TASK DETAILS: Would you write out the listing verbatim and skip every picture in it?
BEGIN INFORMATION SHOWN
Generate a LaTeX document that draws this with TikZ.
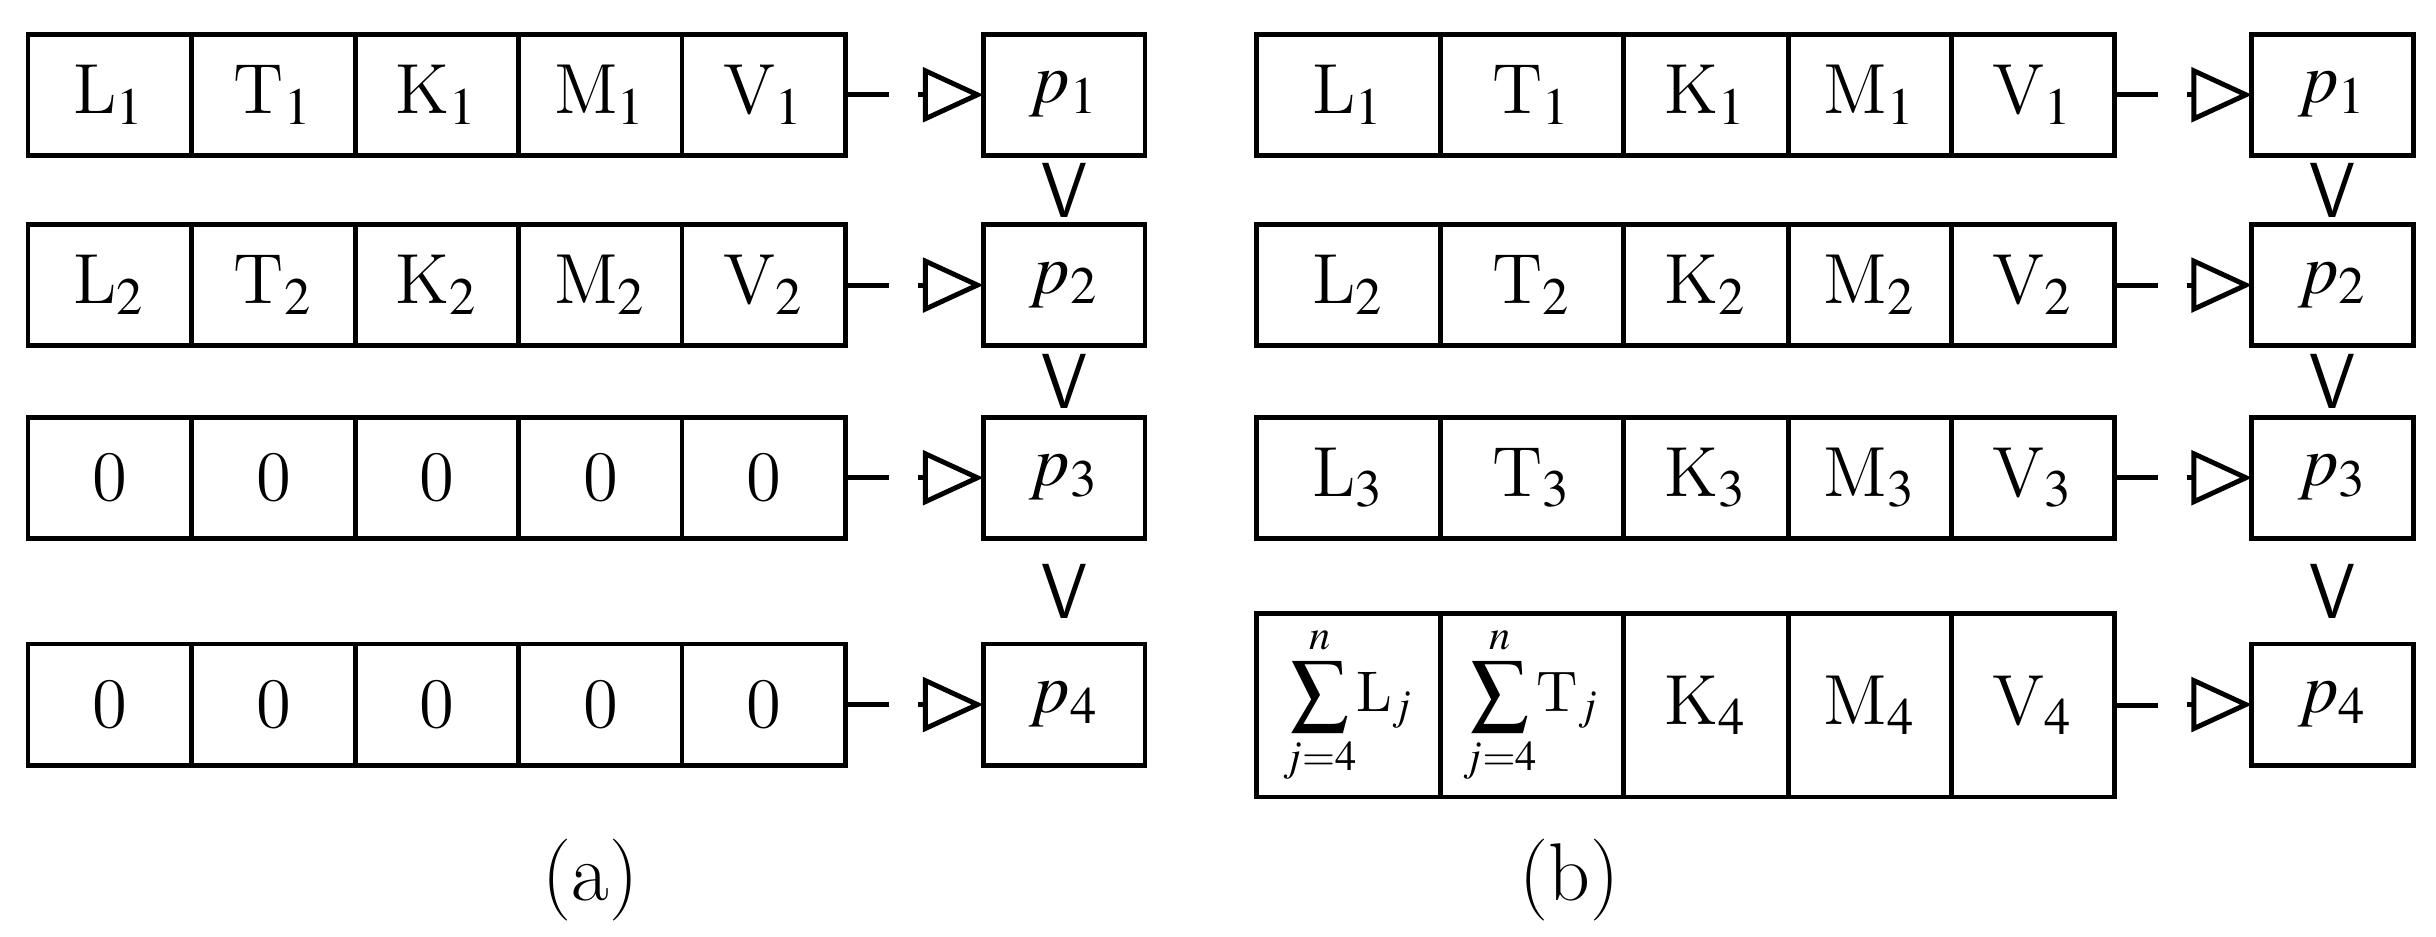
\documentclass[tikz,border=0pt]{standalone}
\usepackage{mathptmx}
\usetikzlibrary{arrows.meta, positioning}

\begin{document}
\begin{tikzpicture}[line width=0.9pt]

\tikzset{
  cell/.style={rectangle, draw, minimum height=7.8mm, inner sep=0pt, outer sep=0pt, font=\fontsize{13}{15}\selectfont},
  sumcell/.style={cell, minimum width=11.8mm, minimum height=11.8mm, font=\fontsize{10.5}{12}\selectfont},
  prob/.style={cell, minimum width=10.4mm},
  order/.style={font=\fontsize{13}{13}\selectfont\sffamily, inner sep=0pt, yscale=1.1},
  feed/.style={-{Triangle[open, length=3.9mm, width=3.5mm]}},
  capt/.style={font=\fontsize{15}{17}\selectfont}
}

\useasboundingbox (0,0) rectangle (15.68,6.025);

% --- (a) ---
\foreach \r/\y/\a/\b/\c/\d/\e in {1/5.415/L$_1$/T$_1$/K$_1$/M$_1$/V$_1$,
                                2/4.19/L$_2$/T$_2$/K$_2$/M$_2$/V$_2$,
                                3/2.95/0/0/0/0/0,
                                4/1.49/0/0/0/0/0}{
  \node[cell, minimum width=10.5mm] (aL\r) at (0.705,\y) {\a};
  \node[cell, minimum width=10.6mm, right=0pt of aL\r] (aT\r) {\b};
  \node[cell, minimum width=10.5mm, right=0pt of aT\r] (aK\r) {\c};
  \node[cell, minimum width=10.5mm, right=0pt of aK\r] (aM\r) {\d};
  \node[cell, minimum width=10.5mm, right=0pt of aM\r] (aV\r) {\e};
  \node[prob] (ap\r) at (6.85,\y) {$p_\r$};
  \coordinate (ae\r) at ([xshift=2.8mm]aV\r.east);
  \coordinate (as\r) at ([xshift=-4.2mm]ap\r.west);
  \draw (aV\r.east) -- (ae\r);
  \draw[feed] (as\r) -- (ap\r.west);
}

% --- (b) ---
\foreach \r/\y in {1/5.415, 2/4.19, 3/2.95}{
  \node[cell, minimum width=11.8mm] (bL\r) at (8.68,\y) {L$_\r$};
  \node[cell, minimum width=11.8mm, right=0pt of bL\r] (bT\r) {T$_\r$};
  \node[cell, minimum width=10.6mm, right=0pt of bT\r] (bK\r) {K$_\r$};
  \node[cell, minimum width=10.5mm, right=0pt of bK\r] (bM\r) {M$_\r$};
  \node[cell, minimum width=10.5mm, right=0pt of bM\r] (bV\r) {V$_\r$};
}
\node[sumcell] (bL4) at (8.68,1.485) {$\displaystyle\sum_{j=4}^{n}$L$_j$};
\node[sumcell] (bT4) at (9.86,1.485) {$\displaystyle\sum_{j=4}^{n}$T$_j$};
\node[cell, minimum width=10.6mm, minimum height=11.8mm] (bK4) at (10.98,1.485) {K$_4$};
\node[cell, minimum width=10.5mm, minimum height=11.8mm, right=0pt of bK4] (bM4) {M$_4$};
\node[cell, minimum width=10.5mm, minimum height=11.8mm, right=0pt of bM4] (bV4) {V$_4$};

\foreach \r/\y in {1/5.415, 2/4.19, 3/2.95, 4/1.49}{
  \node[prob] (bp\r) at (15.015,\y) {$p_\r$};
  \coordinate (be\r) at ([xshift=2.8mm]bV\r.east);
  \coordinate (bs\r) at ([xshift=-4.2mm]bp\r.west);
  \draw (bV\r.east) -- (be\r);
  \draw[feed] (bs\r) -- (bp\r.west);
}

% --- Ordnung ---
\foreach \s/\y in {1/4.8, 2/3.57, 3/2.22}{
  \node[order] (ao\s) at (6.85,\y) {V};
  \node[order] (bo\s) at (15.015,\y) {V};
}

% --- Beschriftungen ---
\node[capt] (ca) at (3.8,0.36) {(a)};
\node[capt] (cb) at (10.1,0.36) {(b)};

\end{tikzpicture}
\end{document}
END INFORMATION SHOWN
EXERCISE SOLUTION:
Generate a LaTeX document that draws this with TikZ.
\documentclass[tikz,border=0pt]{standalone}
\usepackage{mathptmx}
\usetikzlibrary{arrows.meta, positioning}

\begin{document}
\begin{tikzpicture}[line width=0.9pt]

\tikzset{
  cell/.style={rectangle, draw, minimum height=7.8mm, inner sep=0pt, outer sep=0pt, font=\fontsize{13}{15}\selectfont},
  sumcell/.style={cell, minimum width=11.8mm, minimum height=11.8mm, font=\fontsize{10.5}{12}\selectfont},
  prob/.style={cell, minimum width=10.4mm},
  order/.style={font=\fontsize{13}{13}\selectfont\sffamily, inner sep=0pt, yscale=1.1},
  feed/.style={-{Triangle[open, length=3.9mm, width=3.5mm]}},
  capt/.style={font=\fontsize{15}{17}\selectfont}
}

\useasboundingbox (0,0) rectangle (15.68,6.025);

% --- (a) ---
\foreach \r/\y/\a/\b/\c/\d/\e in {1/5.415/L$_1$/T$_1$/K$_1$/M$_1$/V$_1$,
                                2/4.19/L$_2$/T$_2$/K$_2$/M$_2$/V$_2$,
                                3/2.95/0/0/0/0/0,
                                4/1.49/0/0/0/0/0}{
  \node[cell, minimum width=10.5mm] (aL\r) at (0.705,\y) {\a};
  \node[cell, minimum width=10.6mm, right=0pt of aL\r] (aT\r) {\b};
  \node[cell, minimum width=10.5mm, right=0pt of aT\r] (aK\r) {\c};
  \node[cell, minimum width=10.5mm, right=0pt of aK\r] (aM\r) {\d};
  \node[cell, minimum width=10.5mm, right=0pt of aM\r] (aV\r) {\e};
  \node[prob] (ap\r) at (6.85,\y) {$p_\r$};
  \coordinate (ae\r) at ([xshift=2.8mm]aV\r.east);
  \coordinate (as\r) at ([xshift=-4.2mm]ap\r.west);
  \draw (aV\r.east) -- (ae\r);
  \draw[feed] (as\r) -- (ap\r.west);
}

% --- (b) ---
\foreach \r/\y in {1/5.415, 2/4.19, 3/2.95}{
  \node[cell, minimum width=11.8mm] (bL\r) at (8.68,\y) {L$_\r$};
  \node[cell, minimum width=11.8mm, right=0pt of bL\r] (bT\r) {T$_\r$};
  \node[cell, minimum width=10.6mm, right=0pt of bT\r] (bK\r) {K$_\r$};
  \node[cell, minimum width=10.5mm, right=0pt of bK\r] (bM\r) {M$_\r$};
  \node[cell, minimum width=10.5mm, right=0pt of bM\r] (bV\r) {V$_\r$};
}
\node[sumcell] (bL4) at (8.68,1.485) {$\displaystyle\sum_{j=4}^{n}$L$_j$};
\node[sumcell] (bT4) at (9.86,1.485) {$\displaystyle\sum_{j=4}^{n}$T$_j$};
\node[cell, minimum width=10.6mm, minimum height=11.8mm] (bK4) at (10.98,1.485) {K$_4$};
\node[cell, minimum width=10.5mm, minimum height=11.8mm, right=0pt of bK4] (bM4) {M$_4$};
\node[cell, minimum width=10.5mm, minimum height=11.8mm, right=0pt of bM4] (bV4) {V$_4$};

\foreach \r/\y in {1/5.415, 2/4.19, 3/2.95, 4/1.49}{
  \node[prob] (bp\r) at (15.015,\y) {$p_\r$};
  \coordinate (be\r) at ([xshift=2.8mm]bV\r.east);
  \coordinate (bs\r) at ([xshift=-4.2mm]bp\r.west);
  \draw (bV\r.east) -- (be\r);
  \draw[feed] (bs\r) -- (bp\r.west);
}

% --- Ordnung ---
\foreach \s/\y in {1/4.8, 2/3.57, 3/2.22}{
  \node[order] (ao\s) at (6.85,\y) {V};
  \node[order] (bo\s) at (15.015,\y) {V};
}

% --- Beschriftungen ---
\node[capt] (ca) at (3.8,0.36) {(a)};
\node[capt] (cb) at (10.1,0.36) {(b)};

\end{tikzpicture}
\end{document}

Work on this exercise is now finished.